HINT: If you're overwhelmed, just try clicking on a function whose name you understand! Maybe try one of the "add" functions. Now read the "Description" and "Operation" sections in the drop-down menu opened by clicking the instruction. If you clicked an "add" function, you should've read something like, "Add packed X-bit integers in a and b, and store the results in dst." Then you should realize that the value "X" also appears in the function name! The pattern you see here can be described as follows:

__m128i _mm_add_epiX adds together (128/X) packed X-bit integers.

Another hint: Things that say "epi" or "pi" deal with integers, and those that say "ps" or "pd" deal with single precision and double precision floats.

Exercise 2: Reading SIMD Code

In this exercise you will consider (not implement) the vectorization of 2-by-2 matrix multiplication in double precision.

The math in the above image amounts to the following arithmetic operations:

    C[0] += A[0]*B[0] + A[2]*B[1];
    C[1] += A[1]*B[0] + A[3]*B[1];
    C[2] += A[0]*B[2] + A[2]*B[3];
    C[3] += A[1]*B[2] + A[3]*B[3];

You are given the code sseTest.c that implements these operations in a SIMD manner.
The following intrinsics are used:

__m128d _mm_loadu_pd( double *p ) returns vector (p[0], p[1])
__m128d _mm_load1_pd( double *p ) returns vector (p[0], p[0])
__m128d _mm_add_pd( __m128d a, __m128d b ) returns vector (a0+b0, a1+b1)
__m128d _mm_mul_pd( __m128d a, __m128d b ) returns vector (a0b0, a1b1)
   void _mm_storeu_pd( double *p, __m128d a ) stores p[0]=a0, p[1]=a1

See how these are implemented by viewing the code here.

Introduction to OpenMP

OpenMP is a parallel programming framework for C/C++ and Fortran. It has gained quite a bit of traction in recent years, primarily due to its simplicity and good performance. In future labs we will be taking a quick peek at a small fraction of its features.

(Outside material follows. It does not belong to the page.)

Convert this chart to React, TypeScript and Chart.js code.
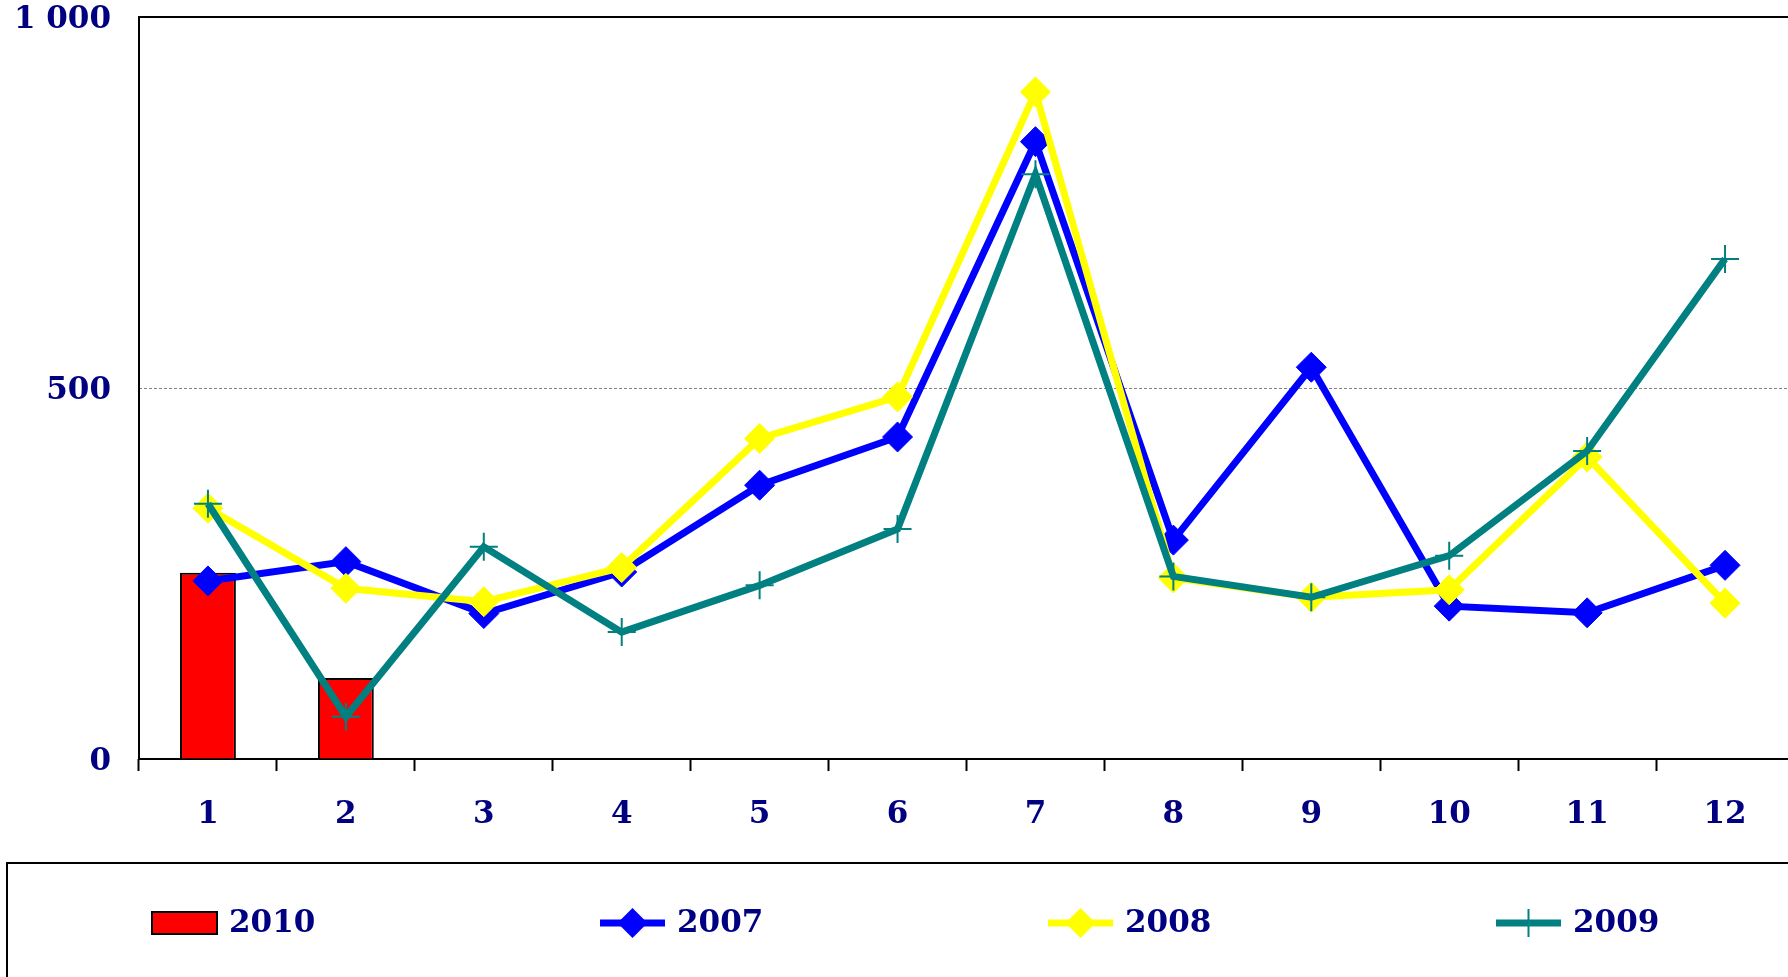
import React, { useEffect, useRef } from 'react';
import { Chart, registerables } from 'chart.js';

Chart.register(...registerables);

const months = ['1', '2', '3', '4', '5', '6', '7', '8', '9', '10', '11', '12'];
const seriesNames = ['2010', '2007', '2008', '2009'];
const values2010 = [251, 109, null, null, null, null, null, null, null, null, null, null];
const values2007 = [240, 266, 196, 252, 369, 434, 832, 295, 528, 206, 197, 261];
const values2008 = [338, 230, 212, 258, 432, 488, 899, 244, 218, 228, 407, 210];
const values2009 = [344, 57, 286, 171, 234, 310, 788, 246, 218, 274, 415, 674];
const yTickValues = [0, 500, 1000];
const yTickLabels = ['0', '500', '1 000'];

const NAVY = '#000080';
const FONT = '"DejaVu Serif", serif';

const framePlugin = {
  id: 'excelFrame',
  beforeDatasetsDraw(chart: any) {
    const { ctx, chartArea: a } = chart;
    ctx.save();
    ctx.strokeStyle = '#000';
    ctx.lineWidth = 2;
    ctx.strokeRect(a.left, a.top, a.right - a.left, a.bottom - a.top);
    ctx.restore();
  },
  afterDraw(chart: any) {
    const { ctx } = chart;
    ctx.save();
    ctx.strokeStyle = '#000';
    ctx.lineWidth = 2;
    ctx.strokeRect(7, 863, chart.width + 40, 300);
    const cy = 923;
    chart.data.datasets.forEach((ds: any, i: number) => {
      const x0 = 152 + i * 448;
      const sw = 65;
      if (ds.type === 'bar') {
        ctx.fillStyle = ds.backgroundColor;
        ctx.fillRect(x0, cy - 11, sw, 22);
        ctx.strokeStyle = '#000';
        ctx.lineWidth = 2;
        ctx.strokeRect(x0, cy - 11, sw, 22);
      } else {
        ctx.strokeStyle = ds.borderColor;
        ctx.lineWidth = ds.borderWidth;
        ctx.beginPath();
        ctx.moveTo(x0, cy);
        ctx.lineTo(x0 + sw, cy);
        ctx.stroke();
        const cx = x0 + sw / 2;
        const r = ds.pointRadius;
        if (ds.pointStyle === 'rectRot') {
          ctx.fillStyle = ds.pointBackgroundColor;
          ctx.beginPath();
          ctx.moveTo(cx, cy - r);
          ctx.lineTo(cx + r, cy);
          ctx.lineTo(cx, cy + r);
          ctx.lineTo(cx - r, cy);
          ctx.closePath();
          ctx.fill();
        } else {
          ctx.strokeStyle = ds.pointBorderColor;
          ctx.lineWidth = ds.pointBorderWidth;
          ctx.beginPath();
          ctx.moveTo(cx, cy - r);
          ctx.lineTo(cx, cy + r);
          ctx.moveTo(cx - r, cy);
          ctx.lineTo(cx + r, cy);
          ctx.stroke();
        }
      }
      ctx.fillStyle = NAVY;
      ctx.font = 'bold 31px ' + FONT;
      ctx.textAlign = 'left';
      ctx.textBaseline = 'middle';
      ctx.fillText(ds.label, x0 + 77, cy + 1);
    });
    ctx.restore();
  },
};

export default function App() {
  const ref = useRef<HTMLCanvasElement | null>(null);

  useEffect(() => {
    const canvas = ref.current;
    if (!canvas) return;
    const chart = new Chart(canvas, {
      type: 'bar',
      data: {
        labels: months,
        datasets: [
          {
            type: 'bar',
            label: seriesNames[0],
            data: values2010,
            backgroundColor: '#FF0000',
            borderColor: '#000000',
            borderWidth: 2,
            barPercentage: 0.405,
            categoryPercentage: 1,
            order: 4,
          } as any,
          {
            type: 'line',
            label: seriesNames[1],
            data: values2007,
            borderColor: '#0000FF',
            backgroundColor: '#0000FF',
            borderWidth: 7,
            pointStyle: 'rectRot',
            pointRadius: 15,
            pointBackgroundColor: '#0000FF',
            pointBorderColor: '#0000FF',
            pointBorderWidth: 1,
            tension: 0,
            fill: false,
            order: 3,
          } as any,
          {
            type: 'line',
            label: seriesNames[2],
            data: values2008,
            borderColor: '#FFFF00',
            backgroundColor: '#FFFF00',
            borderWidth: 7,
            pointStyle: 'rectRot',
            pointRadius: 15,
            pointBackgroundColor: '#FFFF00',
            pointBorderColor: '#FFFF00',
            pointBorderWidth: 1,
            tension: 0,
            fill: false,
            order: 2,
          } as any,
          {
            type: 'line',
            label: seriesNames[3],
            data: values2009,
            borderColor: '#008080',
            backgroundColor: '#008080',
            borderWidth: 7,
            pointStyle: 'cross',
            pointRadius: 14,
            pointBackgroundColor: '#008080',
            pointBorderColor: '#008080',
            pointBorderWidth: 2,
            tension: 0,
            fill: false,
            order: 1,
          } as any,
        ],
      },
      options: {
        responsive: false,
        animation: false,
        layout: { padding: { left: 0, top: 17, right: 10, bottom: 0 } },
        plugins: {
          legend: { display: false },
          tooltip: { enabled: false },
        },
        scales: {
          x: {
            offset: true,
            grid: {
              display: true,
              offset: true,
              drawOnChartArea: false,
              drawTicks: true,
              tickLength: 12,
              tickColor: '#000',
              tickWidth: 2,
            },
            border: { display: false },
            ticks: {
              color: NAVY,
              font: { family: FONT, size: 31, weight: 'bold' },
              padding: 25,
              maxRotation: 0,
              autoSkip: false,
            },
            afterFit: (scale: any) => {
              scale.height = 218;
              scale.paddingLeft = 0;
              scale.paddingRight = 0;
            },
          },
          y: {
            min: 0,
            max: 1000,
            grid: {
              drawTicks: false,
              lineWidth: 1,
              color: (c: any) => (c.tick && c.tick.value === 500 ? '#808080' : 'rgba(0,0,0,0)'),
            },
            border: { display: false, dash: [3, 2] },
            ticks: {
              color: NAVY,
              font: { family: FONT, size: 31, weight: 'bold' },
              padding: 28,
              labelOffset: 3,
              callback: (v: any) => {
                const idx = yTickValues.indexOf(Number(v));
                return idx >= 0 ? yTickLabels[idx] : '';
              },
            },
            afterBuildTicks: (scale: any) => {
              scale.ticks = yTickValues.map((v) => ({ value: v }));
            },
            afterFit: (scale: any) => {
              scale.width = 139;
              scale.paddingTop = 0;
              scale.paddingBottom = 0;
            },
          },
        },
      } as any,
      plugins: [framePlugin],
    });
    return () => chart.destroy();
  }, []);

  return (
    <div
      style={{
        position: 'fixed',
        left: 0,
        top: 0,
        width: '100vw',
        height: '100vh',
        overflow: 'hidden',
        background: '#fff',
      }}
    >
      <canvas ref={ref} width={1810} height={977} style={{ display: 'block', width: 1810, height: 977 }} />
    </div>
  );
}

There are many types of parallelism and patterns for exploiting it. OpenMP chooses to use a nested fork-join model. By default, an OpenMP program is a normal sequential program, except for regions that the programmer explicitly declares to be executed in parallel. In the parallel region, the framework creates (forks) a set number of threads. Typically these threads all execute the same instructions, just on different portions of the data. At the end of the parallel region, the framework waits for all threads to complete (join) before it leaves that region and continues sequentially.

OpenMP uses shared memory, meaning all threads can access the same address space. The alternative to this is distributed memory, which is prevalent on clusters where data must be explicitly moved between address spaces. Many programmers find shared memory easier to program since they do not have to worry about moving their data, but it is usually harder to implement in hardware in a scalable way. Later we will talk about declaring some memory to be "thread local" (accessible only by the thread that created it) for performance reasons, but the programming framework provides the flexibility for threads to share memory without programmer effort.

Hello World Example

For future labs, we will use C to leverage our prior programming experience with it. OpenMP is a framework with a C interface, and it is not a built-in part of the language. Most OpenMP features are actually directives to the compiler. Consider the basic implementation of Hello World (hello.c):

int main() {
  #pragma omp parallel
    int thread_ID = omp_get_thread_num();
    printf(" hello world %d\n", thread_ID);

This program will fork off the default number of threads and each thread will print out "hello world" in addition to which thread number it is. You can change the number of OpenMP threads, but this will be discussed later in lab. The #pragma tells the compiler that the rest of the line is a directive, and in this case it is omp parallel. omp declares that it is for OpenMP and parallel says the following code block (what is contained in { }) can be executed in parallel.